[Figure scripts]
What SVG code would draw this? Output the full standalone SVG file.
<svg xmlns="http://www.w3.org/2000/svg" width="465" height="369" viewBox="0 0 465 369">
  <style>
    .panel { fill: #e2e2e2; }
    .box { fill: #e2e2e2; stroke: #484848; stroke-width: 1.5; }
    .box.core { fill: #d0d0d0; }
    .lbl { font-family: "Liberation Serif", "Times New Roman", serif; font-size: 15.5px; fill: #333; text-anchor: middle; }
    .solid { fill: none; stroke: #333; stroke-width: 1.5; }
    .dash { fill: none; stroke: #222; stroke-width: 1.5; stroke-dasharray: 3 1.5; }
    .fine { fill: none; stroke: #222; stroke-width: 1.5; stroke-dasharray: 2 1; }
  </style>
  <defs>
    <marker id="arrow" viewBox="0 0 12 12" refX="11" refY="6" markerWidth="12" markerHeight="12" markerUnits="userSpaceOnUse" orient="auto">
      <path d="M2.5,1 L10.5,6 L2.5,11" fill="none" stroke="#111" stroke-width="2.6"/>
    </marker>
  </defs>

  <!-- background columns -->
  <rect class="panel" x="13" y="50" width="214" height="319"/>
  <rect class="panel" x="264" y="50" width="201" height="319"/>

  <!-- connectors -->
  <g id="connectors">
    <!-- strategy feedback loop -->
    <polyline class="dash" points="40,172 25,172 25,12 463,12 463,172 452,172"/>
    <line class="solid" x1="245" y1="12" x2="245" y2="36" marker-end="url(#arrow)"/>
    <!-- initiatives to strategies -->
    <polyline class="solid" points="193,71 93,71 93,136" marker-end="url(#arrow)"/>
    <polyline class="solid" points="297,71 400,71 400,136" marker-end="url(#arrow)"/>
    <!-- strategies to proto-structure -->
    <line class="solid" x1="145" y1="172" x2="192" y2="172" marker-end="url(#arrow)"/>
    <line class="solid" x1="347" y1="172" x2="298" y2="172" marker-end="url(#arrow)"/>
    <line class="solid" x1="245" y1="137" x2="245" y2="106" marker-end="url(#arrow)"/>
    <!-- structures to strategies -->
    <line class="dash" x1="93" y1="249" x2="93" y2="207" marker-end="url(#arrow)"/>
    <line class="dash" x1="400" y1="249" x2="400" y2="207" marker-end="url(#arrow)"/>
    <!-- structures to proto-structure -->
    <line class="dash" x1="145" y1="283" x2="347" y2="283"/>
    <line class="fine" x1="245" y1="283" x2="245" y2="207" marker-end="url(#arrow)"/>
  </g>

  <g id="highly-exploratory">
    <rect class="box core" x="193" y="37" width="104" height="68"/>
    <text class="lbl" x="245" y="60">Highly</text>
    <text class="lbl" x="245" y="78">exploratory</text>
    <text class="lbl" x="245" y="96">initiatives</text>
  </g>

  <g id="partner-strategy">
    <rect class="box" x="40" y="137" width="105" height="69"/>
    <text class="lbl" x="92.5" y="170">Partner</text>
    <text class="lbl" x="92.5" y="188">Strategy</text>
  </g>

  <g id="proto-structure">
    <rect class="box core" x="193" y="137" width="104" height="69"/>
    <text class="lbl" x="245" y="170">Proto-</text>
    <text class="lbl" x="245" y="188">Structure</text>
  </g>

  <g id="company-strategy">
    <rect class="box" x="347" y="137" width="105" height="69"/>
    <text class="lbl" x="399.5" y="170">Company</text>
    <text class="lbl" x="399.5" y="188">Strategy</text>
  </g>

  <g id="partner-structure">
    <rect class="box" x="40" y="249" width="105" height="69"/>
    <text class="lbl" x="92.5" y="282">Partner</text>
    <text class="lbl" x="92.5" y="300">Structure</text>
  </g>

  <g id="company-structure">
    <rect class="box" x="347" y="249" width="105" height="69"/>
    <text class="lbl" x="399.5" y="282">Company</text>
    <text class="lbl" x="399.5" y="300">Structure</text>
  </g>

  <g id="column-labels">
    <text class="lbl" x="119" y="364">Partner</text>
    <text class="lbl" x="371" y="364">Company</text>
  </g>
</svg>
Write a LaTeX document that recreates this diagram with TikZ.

◆ Given exercise ◆
Print back all the lines verbatim.

◆ Task solution ◆
What SVG code would draw this? Output the full standalone SVG file.
<svg xmlns="http://www.w3.org/2000/svg" width="465" height="369" viewBox="0 0 465 369">
  <style>
    .panel { fill: #e2e2e2; }
    .box { fill: #e2e2e2; stroke: #484848; stroke-width: 1.5; }
    .box.core { fill: #d0d0d0; }
    .lbl { font-family: "Liberation Serif", "Times New Roman", serif; font-size: 15.5px; fill: #333; text-anchor: middle; }
    .solid { fill: none; stroke: #333; stroke-width: 1.5; }
    .dash { fill: none; stroke: #222; stroke-width: 1.5; stroke-dasharray: 3 1.5; }
    .fine { fill: none; stroke: #222; stroke-width: 1.5; stroke-dasharray: 2 1; }
  </style>
  <defs>
    <marker id="arrow" viewBox="0 0 12 12" refX="11" refY="6" markerWidth="12" markerHeight="12" markerUnits="userSpaceOnUse" orient="auto">
      <path d="M2.5,1 L10.5,6 L2.5,11" fill="none" stroke="#111" stroke-width="2.6"/>
    </marker>
  </defs>

  <!-- background columns -->
  <rect class="panel" x="13" y="50" width="214" height="319"/>
  <rect class="panel" x="264" y="50" width="201" height="319"/>

  <!-- connectors -->
  <g id="connectors">
    <!-- strategy feedback loop -->
    <polyline class="dash" points="40,172 25,172 25,12 463,12 463,172 452,172"/>
    <line class="solid" x1="245" y1="12" x2="245" y2="36" marker-end="url(#arrow)"/>
    <!-- initiatives to strategies -->
    <polyline class="solid" points="193,71 93,71 93,136" marker-end="url(#arrow)"/>
    <polyline class="solid" points="297,71 400,71 400,136" marker-end="url(#arrow)"/>
    <!-- strategies to proto-structure -->
    <line class="solid" x1="145" y1="172" x2="192" y2="172" marker-end="url(#arrow)"/>
    <line class="solid" x1="347" y1="172" x2="298" y2="172" marker-end="url(#arrow)"/>
    <line class="solid" x1="245" y1="137" x2="245" y2="106" marker-end="url(#arrow)"/>
    <!-- structures to strategies -->
    <line class="dash" x1="93" y1="249" x2="93" y2="207" marker-end="url(#arrow)"/>
    <line class="dash" x1="400" y1="249" x2="400" y2="207" marker-end="url(#arrow)"/>
    <!-- structures to proto-structure -->
    <line class="dash" x1="145" y1="283" x2="347" y2="283"/>
    <line class="fine" x1="245" y1="283" x2="245" y2="207" marker-end="url(#arrow)"/>
  </g>

  <g id="highly-exploratory">
    <rect class="box core" x="193" y="37" width="104" height="68"/>
    <text class="lbl" x="245" y="60">Highly</text>
    <text class="lbl" x="245" y="78">exploratory</text>
    <text class="lbl" x="245" y="96">initiatives</text>
  </g>

  <g id="partner-strategy">
    <rect class="box" x="40" y="137" width="105" height="69"/>
    <text class="lbl" x="92.5" y="170">Partner</text>
    <text class="lbl" x="92.5" y="188">Strategy</text>
  </g>

  <g id="proto-structure">
    <rect class="box core" x="193" y="137" width="104" height="69"/>
    <text class="lbl" x="245" y="170">Proto-</text>
    <text class="lbl" x="245" y="188">Structure</text>
  </g>

  <g id="company-strategy">
    <rect class="box" x="347" y="137" width="105" height="69"/>
    <text class="lbl" x="399.5" y="170">Company</text>
    <text class="lbl" x="399.5" y="188">Strategy</text>
  </g>

  <g id="partner-structure">
    <rect class="box" x="40" y="249" width="105" height="69"/>
    <text class="lbl" x="92.5" y="282">Partner</text>
    <text class="lbl" x="92.5" y="300">Structure</text>
  </g>

  <g id="company-structure">
    <rect class="box" x="347" y="249" width="105" height="69"/>
    <text class="lbl" x="399.5" y="282">Company</text>
    <text class="lbl" x="399.5" y="300">Structure</text>
  </g>

  <g id="column-labels">
    <text class="lbl" x="119" y="364">Partner</text>
    <text class="lbl" x="371" y="364">Company</text>
  </g>
</svg>
Write a LaTeX document that recreates this diagram with TikZ.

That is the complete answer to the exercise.